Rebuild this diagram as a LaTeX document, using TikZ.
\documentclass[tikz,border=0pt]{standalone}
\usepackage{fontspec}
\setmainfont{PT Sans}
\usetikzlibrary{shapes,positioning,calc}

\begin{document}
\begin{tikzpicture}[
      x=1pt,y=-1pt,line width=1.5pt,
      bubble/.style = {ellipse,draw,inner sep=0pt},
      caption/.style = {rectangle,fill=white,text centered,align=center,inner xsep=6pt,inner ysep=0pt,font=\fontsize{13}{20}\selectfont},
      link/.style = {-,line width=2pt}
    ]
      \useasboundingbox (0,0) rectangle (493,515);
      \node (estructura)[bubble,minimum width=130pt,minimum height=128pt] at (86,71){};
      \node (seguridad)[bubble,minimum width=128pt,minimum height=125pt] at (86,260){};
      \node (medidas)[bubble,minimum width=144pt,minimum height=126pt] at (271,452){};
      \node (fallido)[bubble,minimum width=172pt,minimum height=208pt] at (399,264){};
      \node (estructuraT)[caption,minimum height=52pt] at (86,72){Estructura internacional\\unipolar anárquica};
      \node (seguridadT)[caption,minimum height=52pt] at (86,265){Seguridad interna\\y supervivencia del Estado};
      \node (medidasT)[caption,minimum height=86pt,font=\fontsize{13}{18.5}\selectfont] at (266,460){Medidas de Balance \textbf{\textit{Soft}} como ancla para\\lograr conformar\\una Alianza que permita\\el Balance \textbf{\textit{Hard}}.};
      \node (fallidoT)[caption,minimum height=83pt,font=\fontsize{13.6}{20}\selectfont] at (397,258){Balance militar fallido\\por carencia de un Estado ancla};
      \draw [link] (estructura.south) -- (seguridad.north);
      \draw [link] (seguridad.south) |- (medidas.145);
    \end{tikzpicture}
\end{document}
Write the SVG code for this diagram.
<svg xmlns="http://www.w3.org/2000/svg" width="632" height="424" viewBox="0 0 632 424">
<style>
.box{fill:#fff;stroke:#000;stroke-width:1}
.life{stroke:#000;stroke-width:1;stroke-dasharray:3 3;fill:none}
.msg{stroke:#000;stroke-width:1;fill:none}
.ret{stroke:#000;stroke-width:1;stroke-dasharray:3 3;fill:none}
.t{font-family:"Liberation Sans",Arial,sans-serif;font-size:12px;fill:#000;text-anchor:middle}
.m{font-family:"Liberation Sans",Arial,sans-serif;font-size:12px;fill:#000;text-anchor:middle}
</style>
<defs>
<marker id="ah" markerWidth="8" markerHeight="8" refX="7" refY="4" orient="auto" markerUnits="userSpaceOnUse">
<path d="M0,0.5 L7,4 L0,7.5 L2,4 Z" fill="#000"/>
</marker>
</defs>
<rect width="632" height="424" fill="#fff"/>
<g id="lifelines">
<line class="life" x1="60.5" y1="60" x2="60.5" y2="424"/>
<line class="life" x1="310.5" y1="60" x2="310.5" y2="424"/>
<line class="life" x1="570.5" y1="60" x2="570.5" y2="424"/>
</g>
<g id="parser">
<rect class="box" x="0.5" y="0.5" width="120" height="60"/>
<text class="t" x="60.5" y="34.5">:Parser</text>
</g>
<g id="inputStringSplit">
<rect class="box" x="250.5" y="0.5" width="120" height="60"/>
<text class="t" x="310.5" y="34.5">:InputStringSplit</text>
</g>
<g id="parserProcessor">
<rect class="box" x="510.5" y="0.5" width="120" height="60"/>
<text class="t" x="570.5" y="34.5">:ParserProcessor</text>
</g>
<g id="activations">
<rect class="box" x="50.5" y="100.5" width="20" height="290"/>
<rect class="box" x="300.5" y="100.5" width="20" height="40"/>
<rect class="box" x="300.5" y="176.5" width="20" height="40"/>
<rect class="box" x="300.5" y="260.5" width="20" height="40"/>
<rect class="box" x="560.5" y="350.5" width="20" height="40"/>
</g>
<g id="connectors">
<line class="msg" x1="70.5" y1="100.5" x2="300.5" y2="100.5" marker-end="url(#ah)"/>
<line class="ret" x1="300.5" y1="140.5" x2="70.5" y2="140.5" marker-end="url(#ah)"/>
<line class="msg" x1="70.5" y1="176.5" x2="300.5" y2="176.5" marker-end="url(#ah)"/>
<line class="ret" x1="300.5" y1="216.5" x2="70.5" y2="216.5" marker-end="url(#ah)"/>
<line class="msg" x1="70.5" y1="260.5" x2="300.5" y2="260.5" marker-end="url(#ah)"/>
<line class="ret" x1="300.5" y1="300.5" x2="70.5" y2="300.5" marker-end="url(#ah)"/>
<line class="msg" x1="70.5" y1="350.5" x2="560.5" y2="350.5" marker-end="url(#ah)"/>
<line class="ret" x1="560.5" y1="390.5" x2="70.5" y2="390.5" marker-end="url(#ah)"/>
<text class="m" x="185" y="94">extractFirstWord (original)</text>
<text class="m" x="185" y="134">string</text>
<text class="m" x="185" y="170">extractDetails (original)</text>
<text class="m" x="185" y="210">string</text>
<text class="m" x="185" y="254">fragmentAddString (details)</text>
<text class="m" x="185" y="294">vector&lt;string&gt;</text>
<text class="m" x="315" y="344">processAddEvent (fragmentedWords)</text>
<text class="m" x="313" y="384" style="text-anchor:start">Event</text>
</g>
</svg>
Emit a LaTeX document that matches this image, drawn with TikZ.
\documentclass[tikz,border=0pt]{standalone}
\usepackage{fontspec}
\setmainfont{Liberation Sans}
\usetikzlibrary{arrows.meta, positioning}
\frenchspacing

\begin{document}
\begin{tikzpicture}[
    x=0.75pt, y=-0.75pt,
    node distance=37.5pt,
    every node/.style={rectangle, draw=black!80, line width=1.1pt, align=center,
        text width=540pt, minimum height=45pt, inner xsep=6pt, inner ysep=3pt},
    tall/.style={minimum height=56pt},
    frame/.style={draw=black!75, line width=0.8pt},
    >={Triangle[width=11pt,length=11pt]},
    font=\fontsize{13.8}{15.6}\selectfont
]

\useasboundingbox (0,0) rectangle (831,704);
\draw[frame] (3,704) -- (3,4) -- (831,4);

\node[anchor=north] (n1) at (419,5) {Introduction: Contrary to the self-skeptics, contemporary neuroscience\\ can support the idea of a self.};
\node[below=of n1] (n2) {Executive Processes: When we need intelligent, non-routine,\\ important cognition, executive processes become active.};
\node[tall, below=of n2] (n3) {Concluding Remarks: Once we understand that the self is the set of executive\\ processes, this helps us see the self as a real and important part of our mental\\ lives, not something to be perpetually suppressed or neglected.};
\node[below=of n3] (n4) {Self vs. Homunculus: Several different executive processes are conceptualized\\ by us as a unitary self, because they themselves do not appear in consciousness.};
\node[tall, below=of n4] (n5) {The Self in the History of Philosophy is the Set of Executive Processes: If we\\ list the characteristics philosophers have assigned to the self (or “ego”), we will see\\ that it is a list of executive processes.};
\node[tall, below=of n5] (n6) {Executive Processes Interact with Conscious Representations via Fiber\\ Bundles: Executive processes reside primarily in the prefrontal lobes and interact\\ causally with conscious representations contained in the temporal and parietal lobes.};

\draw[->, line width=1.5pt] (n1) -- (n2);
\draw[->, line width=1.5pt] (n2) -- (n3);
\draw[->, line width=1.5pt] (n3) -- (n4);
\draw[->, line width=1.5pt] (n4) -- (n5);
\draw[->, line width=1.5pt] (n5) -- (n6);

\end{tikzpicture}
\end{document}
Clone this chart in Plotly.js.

▸ Your task
Locate all lines in the listing above with the word "that" and copy them.

▸ Result for this task
Emit a LaTeX document that matches this image, drawn with TikZ.
\node[tall, below=of n2] (n3) {Concluding Remarks: Once we understand that the self is the set of executive\\ processes, this helps us see the self as a real and important part of our mental\\ lives, not something to be perpetually suppressed or neglected.};
\node[tall, below=of n4] (n5) {The Self in the History of Philosophy is the Set of Executive Processes: If we\\ list the characteristics philosophers have assigned to the self (or “ego”), we will see\\ that it is a list of executive processes.};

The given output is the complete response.